Il apparaît que tous les modèles explicatifs se rejoignent pour mettre en avant la gravité du phénomène et montrer son pouvoir destructeur. Derrière le persécuteur actuel, se cache souvent un autre persécuteur dans l’enfance. Pourtant, si on ne parle que de la fragilité de la victime, en oubliant la destructivité du partenaire, et si on se contente d’évoquer le masochisme de la femme, alors qu’elle est engluée dans une relation douloureuse, on ne fait q’aggraver la culpabilité de celle-ci et resserrer encore plus l’emprise qui pèse sur elle.

Que ce soit pour des raisons socioculturelles ou pour des raisons familiales, de nombreuses femmes ont si peu d’estime d’elles-mêmes qu’elles se placent d’emblée dans la soumission. Pour elles, la violence est une fatalité, elles pensent que c’est leur destin et qu’il n’y a pas d’autre solution. C’est ainsi que les femmes se montrent trop tolérantes et ne savent pas mettre des limites aux comportements abusifs de leur compagnon. Elles ne savent pas dire ce qui est acceptable pour elles et ce qui ne l’est pas. Pour ne pas le stigmatiser, elles lui cherchent des excuses, elles espèrent l’aider à changer.

Les hommes violents savent bien repérer le côté réparateur d’une femme et s’en servir pour justifier leurs dérapages de comportement. Certains d’entre eux, particulièrement manipulateurs, vont d’emblée solliciter les sentiments protecteurs d’une femme pour la séduire. Ils vont se plaindre de leur histoire infantile ou familiale…

On peut généralement identifier qu’une telle adoption de ces valeurs serait le premier facteur déclenchant de la violence. C’est dans de telles occasions que se dessine et se négocie inconsciemment le cadre de la relation. Quand la femme accepte de faire passer ses propres désirs en second, quand l’homme arrive à imposer les siens. Quand la femme se culpabilise et quand l’homme se soumet à l’image du dominant de sa femme. Bien plus, quand sur un petit détail, un élément de la discussion, il y a débat, quelquefois enflammé et quand la femme cède ou s’excuse pour sauver sa relation, le risque augmente.
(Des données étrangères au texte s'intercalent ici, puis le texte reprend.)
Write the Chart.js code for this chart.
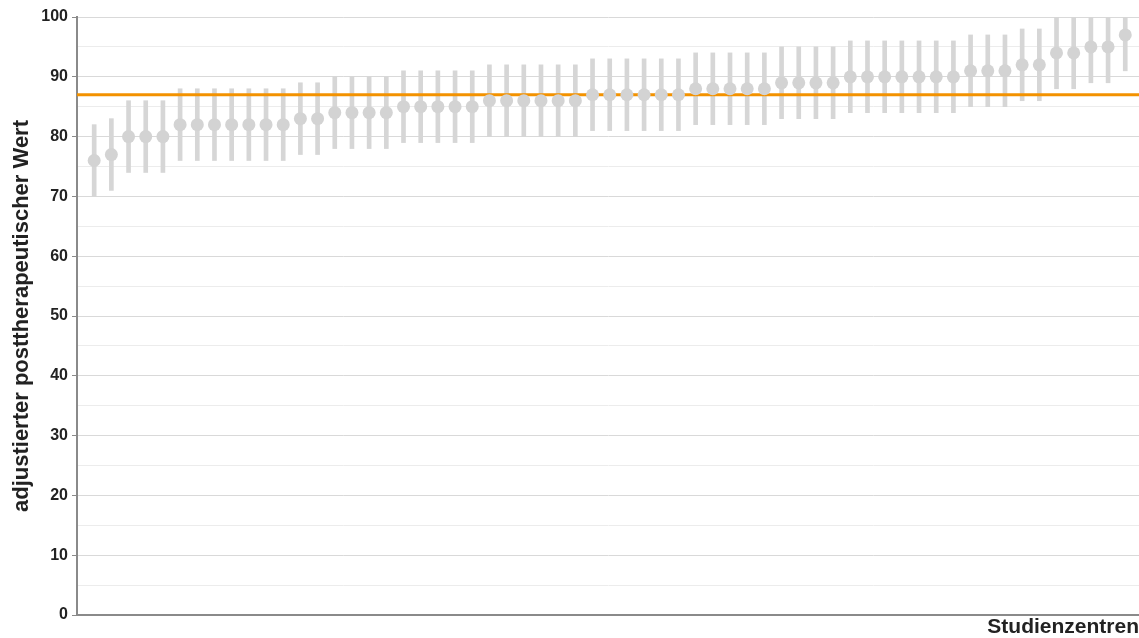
<!DOCTYPE html>
<html>
<head>
<meta charset="utf-8">
<script src="https://cdn.jsdelivr.net/npm/chart.js@4"></script>
<style>
  html, body { margin: 0; padding: 0; background: #ffffff; }
  #wrap { width: 1139px; height: 638px; }
</style>
</head>
<body>
<div id="wrap"><canvas id="c" width="1139" height="638"></canvas></div>
<script>
// Study centres, sorted by adjusted post-therapeutic value
const centres = [
   1,  2,  3,  4,  5,  6,  7,  8,  9, 10,
  11, 12, 13, 14, 15, 16, 17, 18, 19, 20,
  21, 22, 23, 24, 25, 26, 27, 28, 29, 30,
  31, 32, 33, 34, 35, 36, 37, 38, 39, 40,
  41, 42, 43, 44, 45, 46, 47, 48, 49, 50,
  51, 52, 53, 54, 55, 56, 57, 58, 59, 60,
  61
];

// Adjusted value per centre
const values = [
  76, 77, 80, 80, 80, 82, 82, 82, 82, 82,
  82, 82, 83, 83, 84, 84, 84, 84, 85, 85,
  85, 85, 85, 86, 86, 86, 86, 86, 86, 87,
  87, 87, 87, 87, 87, 88, 88, 88, 88, 88,
  89, 89, 89, 89, 90, 90, 90, 90, 90, 90,
  90, 91, 91, 91, 92, 92, 94, 94, 95, 95,
  97
];

// Interval bounds per centre
const lower = [
  70, 71, 74, 74, 74, 76, 76, 76, 76, 76,
  76, 76, 77, 77, 78, 78, 78, 78, 79, 79,
  79, 79, 79, 80, 80, 80, 80, 80, 80, 81,
  81, 81, 81, 81, 81, 82, 82, 82, 82, 82,
  83, 83, 83, 83, 84, 84, 84, 84, 84, 84,
  84, 85, 85, 85, 86, 86, 88, 88, 89, 89,
  91
];
const upper = [
  82, 83, 86, 86, 86, 88, 88, 88, 88, 88,
  88, 88, 89, 89, 90, 90, 90, 90, 91, 91,
  91, 91, 91, 92, 92, 92, 92, 92, 92, 93,
  93, 93, 93, 93, 93, 94, 94, 94, 94, 94,
  95, 95, 95, 95, 96, 96, 96, 96, 96, 96,
  96, 97, 97, 97, 98, 98, 100, 100, 100, 100,
  100
];

// Overall reference value
const referenceValue = 87;

// Axis range
const yMin = 0, yMax = 100, yStep = 5;
const xMin = 0, xMax = 61.8;

const GREY = '#d3d3d3';
const ORANGE = '#f39200';
const AXIS = '#8a8a8a';
const TEXT = '#222222';
const FONT = 'Liberation Sans, Arial, sans-serif';

const intervals = centres.map((c, i) => ({ x: c, y: [lower[i], upper[i]] }));
const points = centres.map((c, i) => ({ x: c, y: values[i] }));
const refLine = [{ x: xMin, y: referenceValue }, { x: xMax, y: referenceValue }];

new Chart(document.getElementById('c'), {
  type: 'scatter',
  data: {
    datasets: [
      {
        type: 'bar',
        data: intervals,
        backgroundColor: '#d6d6d6',
        borderWidth: 0,
        barThickness: 4,
        order: 3
      },
      {
        type: 'line',
        data: refLine,
        borderColor: ORANGE,
        borderWidth: 3,
        pointRadius: 0,
        fill: false,
        order: 2
      },
      {
        type: 'scatter',
        data: points,
        backgroundColor: GREY,
        borderWidth: 0,
        pointRadius: 6.5,
        order: 1
      }
    ]
  },
  options: {
    responsive: false,
    animation: false,
    layout: { autoPadding: false, padding: { top: 17, right: 0, bottom: 0, left: 0 } },
    plugins: {
      legend: { display: false },
      tooltip: { enabled: false }
    },
    scales: {
      x: {
        type: 'linear',
        min: xMin,
        max: xMax,
        offset: false,
        grid: { display: false },
        ticks: { display: false },
        border: { display: true, color: AXIS, width: 2 },
        title: {
          display: true,
          text: 'Studienzentren',
          align: 'end',
          color: TEXT,
          font: { family: FONT, size: 21, weight: 'bold' },
          padding: { top: 0, bottom: -2 }
        },
        afterFit: (scale) => {
          scale.height = 23;
          scale.paddingLeft = 0;
          scale.paddingRight = 0;
        }
      },
      y: {
        type: 'linear',
        min: yMin,
        max: yMax,
        ticks: {
          stepSize: yStep,
          padding: 4,
          color: TEXT,
          font: { family: FONT, size: 16, weight: 'bold' },
          callback: (v) => (v % 10 === 0 ? v : '')
        },
        grid: {
          color: (ctx) => (ctx.tick && ctx.tick.value % 10 === 0 ? '#d9d9d9' : '#ececec'),
          tickColor: (ctx) => (ctx.tick && ctx.tick.value % 10 === 0 ? AXIS : 'rgba(0,0,0,0)'),
          tickLength: 5,
          lineWidth: 1
        },
        border: { display: true, color: AXIS, width: 2 },
        title: {
          display: true,
          text: 'adjustierter posttherapeutischer Wert',
          color: TEXT,
          font: { family: FONT, size: 22, weight: 'bold' },
          padding: { top: 9, bottom: 0 }
        },
        afterFit: (scale) => { scale.width = 77; }
      }
    }
  }
});
</script>
</body>
</html>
Le poids des habitudes et des modèles n’est que plus fort ; et donc tous ces facteurs cités ci-dessus déclenchent un acte de violence : «Je parle de soumission de la femme, mais il ne faut pas s’y tromper. Petit homme qui va à la chasse, qui part draguer une relation amoureuse, est timide et restera timide. Il a peur de ne pas y arriver, de ne pas être cet amant émérite que vantent certains magazines, il a peur de ne pas savoir faire. C’est cette peur qui l’incite à prendre les habits taillés sur mesure pour sa fonction : celui du dominant.» (Welzer-Lang, 1992, p. 109,110).

La violence domestique n’est qu’un symptôme particulier d’une relation sociale ordinaire, où l’homme, la femme et les enfants vivent, se répondent et résistent les uns aux autres.

Donc, il n’y a pas un seul facteur déclenchant et précis de l’acte de violence, ainsi, en ce sens ce n’est pas lui l’homme, ni la femme qui déclenche l’acte de violence mais c’est surtout le déséquilibre entre les rapports des forces entre les conjoints, les normes, valeurs, lois et attitudes traditionnelles, la constitution de la société patriarcale, notre héritage social... Tous ces facteurs déclenchent l’acte de violence, la question de la violence conjugale est un tout complexe indissociable dont son analyse et sa compréhension ne relèvent nullement d’un de ces facteurs.

Concernant les femmes arabes : En réalité la non importance accordée aux études concernant le sujet des femmes arabes et ses situations sociales, économiques, politiques, législatives et culturelles, est un problème qui demande une certaine attitude de la part des sociologues et des chercheurs arabes. Il est vrai que la situation de la femme arabe fait partie indissociable de toute une situation sociale, économique et culturelle des sociétés de cette région, mais aussi il y a une certaine particularité qui qualifie la vie de la femme arabe caractérisée par la souffrance et la peine. La femme arabe a souffert de toute sorte d’exploitation et de dominance causé par la colonisation, et aussi parce qu’elle fait partie d’une catégorie pauvre; de plus elle vit sous le règne de sociétés patriarcales donnant la force et le pouvoir aux hommes et privant les femmes de ses droits sociaux et humains; et enfin sa souffrance continue car elle est soumise à une culture traditionnelle et des valeurs religieuses qui ne voient dans la femme qu’un corps à cacher.

Toutes ces réalités et cette souffrance multicausale méritent une plus grande importance de la part des chercheurs arabes afin de mieux comprendre et expliquer la réalité de nos sociétés, ces études pourront aboutir à un changement et à une meilleure satisfaction des besoins de tous les individus, hommes et femmes sans aucune discrimination.